L’intrigue ne s’inspire pas de la source shakespearienne et se déroule rapidement. Everardo Cappellio va marier sa fille à Teobaldo ce même jour. Romeo, du clan ennemi des Montaigu, se mèle à la fête et les deux jeunes gens tombent amoureux l’un de l’autre au premier regard, leur agitation étant remarquée mais non comprise immédiatement par les Capulet. Everardo confie ses doutes à Gilberto qui, ami de Romeo, souhaite la réconciliation des deux familles. Gilberto aide Romeo à rejoindre Giulietta et, après quelques hésitations, les deux jeunes gens se promettent un amour éternel sous le regard complice de la nourrice Matilde. Everardo veut imposer un mariage immédiat et, devant les réticences de sa fille, soupçonne de plus en plus une liaison avec Romeo. A l’extérieur, Capulet et Montaigu s’affrontent. Romeo tente de calmer les belligérants, mais il est provoqué par Teobaldo qu’il tue. En vain esssaie-t-il de se justifier auprès d’Everardo. A l’acte II, Gilberto plaide sans succès la cause de Romeo auprès d’Everardo. Le jeune homme tente lui-même inutilement de le convaincre. Gilberto propose à Romeo d’épouser Giulietta secrêtement le soir-même, mais le temps manque. Les amants se promettent le mariage. Everardo ayant décider d’enfermer sa fille dans un couvent, Gilberto fait boire à Giulietta un poison qui lui donnera l’apparence de la mort. La jeune fille boit la potion devant son père et s’écroule au désespoir de celui-ci. Au dernier acte, Romeo, qui n’a pas reçu le message de Gilberto l’avertissant de la supercherie, s’empoisonne sur la tombe de Giulietta. Quand celle-ci se réveille, il est trop tard et après un dernier duo, Romeo meurt. Giulietta appelle Gilberto, Everardo, Matilde et, devant toute l’assemblée, annonce qu’elle suivra son amant dans la mort. elle tombe inanimée.

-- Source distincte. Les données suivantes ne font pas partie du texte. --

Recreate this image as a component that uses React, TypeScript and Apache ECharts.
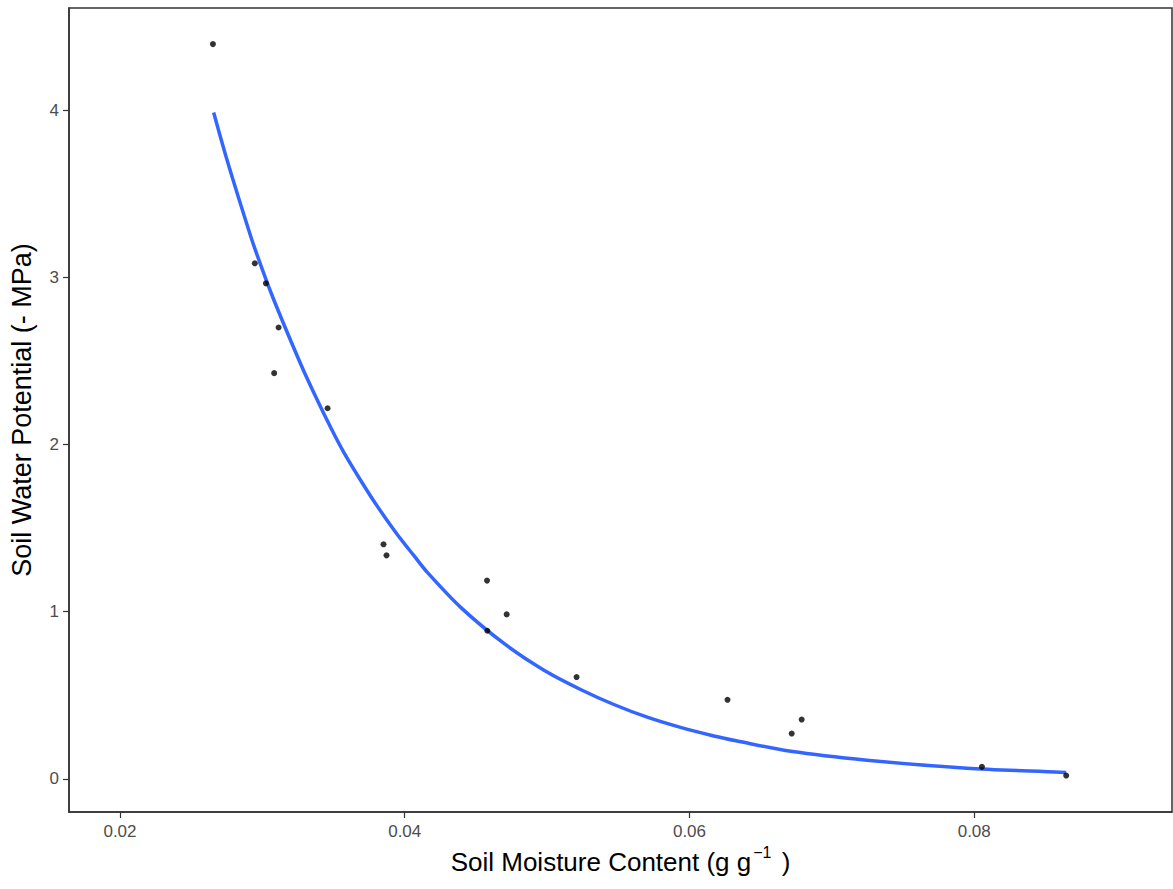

La distribution est dominée par l’exceptionnel Romeo de Franco Fagioli. Le timbre est magnifique, la virtuosité inégalée, la coloration variée, mais c’est surtout par l’expressivité de son chant que le contre-ténor argentin achève de nous conquérir, exactement comme dans sa composition d’Orfeo. A peine regrette-t-on des variations un peu sages dans l’air final composé par Crescentini. La Giulietta d’Ann Hallenberg est également au sommet, d’autant que son timbre se marie magnifiquement avec celui de Fagioli dans les duos. La voix est souple, la technique assurée, les coloratures exécutées avec brio, et dramatiquement la mezzo-soprano sait elle aussi rendre palpable toute la gamme d’émotions de la jeune fille jusqu’à une scène finale déchirante. Pour rendre pleinement justice au rôle d’Everardo, il aurait fallu un ténor de la trempe de Rockwell Blake. Dans ce rôle assez éprouvant, le jeune Bogdan Mihai fait néanmoins mieux que de tirer son épingle du jeu, avec des vocalises bien exécutées, des aigus assurés mais pas assez brillants en raison d’une technique plutôt mozartienne. La voix manque également un peu de puissance, mais l’artiste est sympathique et il sera intéressant de suivre son évolution. Après Blake, c’est à Merritt qu’on songe pour Teobaldo, mais Juan Sancho assure lui aussi l’essentiel, avec un timbre plus ensoleillé que celui de son confrère. La voix de Xavier Sabata a un peu de mal à se faire entendre dans le rôle trop grave Gilberto. Irini Karaianni est une Matilde surprenante, offrant un chant magnifique et racé dans son unique air.
L’orchestre et les choeurs Armonia Atenea sont techniquement impeccables, mais la direction musicale de George Petrou manque un peu de folie, de liberté, semblant davantage suivre les chanteurs que les aider à se dépasser.